9. The method of claim 8, wherein the one or more spatial coordinates correspond to 3-dimensional coordinates associated with at least one of: an angle and an elevation of one or more frames of the points of interest.

10. The method of claim 8, wherein the initiating trigger includes at least one of: hand gestures, figure gestures, touch, audio, text, and eye movement.

11. The method of claim 10, wherein the eye movement corresponds to gazing at the one or more points of interest for a pre-defined time interval.

12. The method of claim 8, wherein the one or more affordances are dynamic, such that the one or more affordances re-position based on the POV of the viewer.

13. The method of claim 8, wherein the one or more affordances further include at least one of: audio, video, text, emoji, zoom, auditory cues, interactive 3D model, hyperlinks, map, and social interaction tools.

14. The method of claim 8, wherein the short spatial content corresponds to a short compilation of one or more clips extracted from the spatial content to showcase at least one of: important, impressive, and interesting moments of the spatial content.

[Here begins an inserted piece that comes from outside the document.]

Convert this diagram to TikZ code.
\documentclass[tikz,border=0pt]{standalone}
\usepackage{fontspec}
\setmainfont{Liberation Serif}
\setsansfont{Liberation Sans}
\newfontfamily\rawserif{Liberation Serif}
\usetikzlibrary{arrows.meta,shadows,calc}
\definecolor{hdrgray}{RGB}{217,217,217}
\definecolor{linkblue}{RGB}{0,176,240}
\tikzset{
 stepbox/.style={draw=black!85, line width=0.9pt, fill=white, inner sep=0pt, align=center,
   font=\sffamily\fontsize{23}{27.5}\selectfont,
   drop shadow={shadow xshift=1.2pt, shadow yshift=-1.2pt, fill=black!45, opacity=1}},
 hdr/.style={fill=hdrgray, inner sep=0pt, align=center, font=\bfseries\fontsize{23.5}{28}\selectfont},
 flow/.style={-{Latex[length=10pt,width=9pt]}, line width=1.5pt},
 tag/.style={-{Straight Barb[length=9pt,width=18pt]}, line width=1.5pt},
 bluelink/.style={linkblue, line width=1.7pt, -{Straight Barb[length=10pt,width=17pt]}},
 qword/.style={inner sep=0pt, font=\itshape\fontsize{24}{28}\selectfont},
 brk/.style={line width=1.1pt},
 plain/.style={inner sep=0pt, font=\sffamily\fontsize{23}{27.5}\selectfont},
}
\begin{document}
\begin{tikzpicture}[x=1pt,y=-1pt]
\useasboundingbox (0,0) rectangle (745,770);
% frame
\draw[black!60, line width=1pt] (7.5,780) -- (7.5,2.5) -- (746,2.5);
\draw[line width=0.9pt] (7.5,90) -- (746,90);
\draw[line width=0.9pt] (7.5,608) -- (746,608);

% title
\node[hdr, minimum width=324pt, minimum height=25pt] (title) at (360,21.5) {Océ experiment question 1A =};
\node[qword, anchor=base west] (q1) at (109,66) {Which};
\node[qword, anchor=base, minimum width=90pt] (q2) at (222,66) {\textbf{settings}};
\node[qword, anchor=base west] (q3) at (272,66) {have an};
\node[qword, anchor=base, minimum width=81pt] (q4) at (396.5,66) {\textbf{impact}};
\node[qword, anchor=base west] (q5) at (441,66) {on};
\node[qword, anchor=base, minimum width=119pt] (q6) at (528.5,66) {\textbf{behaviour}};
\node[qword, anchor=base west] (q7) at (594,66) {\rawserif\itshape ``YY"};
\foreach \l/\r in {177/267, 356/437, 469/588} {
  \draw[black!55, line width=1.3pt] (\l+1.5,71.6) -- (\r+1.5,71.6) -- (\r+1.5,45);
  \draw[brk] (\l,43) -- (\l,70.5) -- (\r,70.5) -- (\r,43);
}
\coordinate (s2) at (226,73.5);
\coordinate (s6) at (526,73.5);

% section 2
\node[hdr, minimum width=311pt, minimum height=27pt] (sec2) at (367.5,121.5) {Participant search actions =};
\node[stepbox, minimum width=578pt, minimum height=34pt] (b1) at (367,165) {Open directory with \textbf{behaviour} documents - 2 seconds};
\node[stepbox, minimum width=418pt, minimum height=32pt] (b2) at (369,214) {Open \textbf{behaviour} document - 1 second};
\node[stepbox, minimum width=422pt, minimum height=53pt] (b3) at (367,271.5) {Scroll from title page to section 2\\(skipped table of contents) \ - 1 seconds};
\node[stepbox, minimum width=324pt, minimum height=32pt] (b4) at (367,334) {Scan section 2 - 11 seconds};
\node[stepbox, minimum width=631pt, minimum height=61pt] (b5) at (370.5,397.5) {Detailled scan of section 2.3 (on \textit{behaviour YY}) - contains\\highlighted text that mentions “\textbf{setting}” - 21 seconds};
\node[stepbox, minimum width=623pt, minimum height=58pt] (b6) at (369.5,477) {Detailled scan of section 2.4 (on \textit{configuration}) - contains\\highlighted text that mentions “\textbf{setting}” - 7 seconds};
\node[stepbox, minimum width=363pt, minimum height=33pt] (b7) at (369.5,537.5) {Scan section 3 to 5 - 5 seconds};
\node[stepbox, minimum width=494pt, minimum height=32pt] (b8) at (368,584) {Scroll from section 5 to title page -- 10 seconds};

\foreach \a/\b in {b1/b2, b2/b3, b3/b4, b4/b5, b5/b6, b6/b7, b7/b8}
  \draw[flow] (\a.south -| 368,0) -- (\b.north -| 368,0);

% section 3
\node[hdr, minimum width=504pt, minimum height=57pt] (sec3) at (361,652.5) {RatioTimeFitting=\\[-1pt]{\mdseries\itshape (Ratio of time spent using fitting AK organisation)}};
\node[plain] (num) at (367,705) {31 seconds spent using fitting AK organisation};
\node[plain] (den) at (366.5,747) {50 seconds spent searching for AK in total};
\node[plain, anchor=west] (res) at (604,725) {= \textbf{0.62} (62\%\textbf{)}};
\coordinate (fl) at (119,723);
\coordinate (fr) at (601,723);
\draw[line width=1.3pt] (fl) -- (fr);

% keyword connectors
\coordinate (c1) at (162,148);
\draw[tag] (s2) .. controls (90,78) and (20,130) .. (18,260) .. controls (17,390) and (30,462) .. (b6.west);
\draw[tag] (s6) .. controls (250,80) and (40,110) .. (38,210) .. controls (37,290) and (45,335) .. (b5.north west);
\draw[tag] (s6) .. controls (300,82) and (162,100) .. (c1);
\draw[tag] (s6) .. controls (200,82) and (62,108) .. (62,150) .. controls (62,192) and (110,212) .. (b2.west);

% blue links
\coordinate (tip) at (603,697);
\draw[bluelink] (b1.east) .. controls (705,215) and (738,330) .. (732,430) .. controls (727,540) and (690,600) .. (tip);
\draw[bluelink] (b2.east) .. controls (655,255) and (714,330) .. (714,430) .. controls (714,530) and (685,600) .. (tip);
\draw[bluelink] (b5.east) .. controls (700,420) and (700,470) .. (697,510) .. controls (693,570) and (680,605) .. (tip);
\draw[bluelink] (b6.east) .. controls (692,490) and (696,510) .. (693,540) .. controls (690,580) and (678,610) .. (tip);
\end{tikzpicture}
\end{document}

15. A computer program product including at least one non-transitory computer-readable storage medium having computer-executable program code portions stored therein, the computer program product is configured to:

receive the spatial content renderable on an extended reality device for a user;

facilitate the user to provide one or more inputs associated with creation of the short spatial content, wherein the one or more inputs include at least one of: an initiation trigger, spatial coordinates of one or more points of interest, a start time, and an end time;

extract upon receiving the initiation trigger, a segment of the spatial content based on the received one or more inputs to create the short spatial content; and

annotate the created short spatial content to embed one or more affordances, based at least on one or more points of interest, for a vivid display of the created short spatial content, wherein the one or more affordances include at least direction labels to facilitate a viewer to change Point-Of-View (POV) to the one or more points of interest based on the corresponding spatial coordinate.

16. The computer program product of claim 15, wherein the one or more spatial coordinates correspond to 3-dimensional coordinates associated with at least one of: an angle and an elevation of one or more frames of the points of interest.

17. The computer program product of claim 15,

wherein the initiating trigger includes at least one of: hand gesture, figure gesture, touch, audio, text, and eye movement;

wherein the eye movement corresponds to gazing at the one or more points of interest for a pre-defined time interval.

18. The computer program product of claim 15, wherein the one or more affordances are dynamic, such that the one or more affordances re-position based on the POV of the viewer.

19. The computer program product of claim 15, wherein the one or more affordances further include at least one of: audio, video, text, emoji, zoom, auditory cues, interactive 3D model, hyperlinks, map, and social interaction tools.

20. The computer program product of claim 15, wherein the short spatial content corresponds to a short compilation of one or more clips extracted from the spatial content to showcase at least one of: important, impressive, and interesting moments of the spatial content.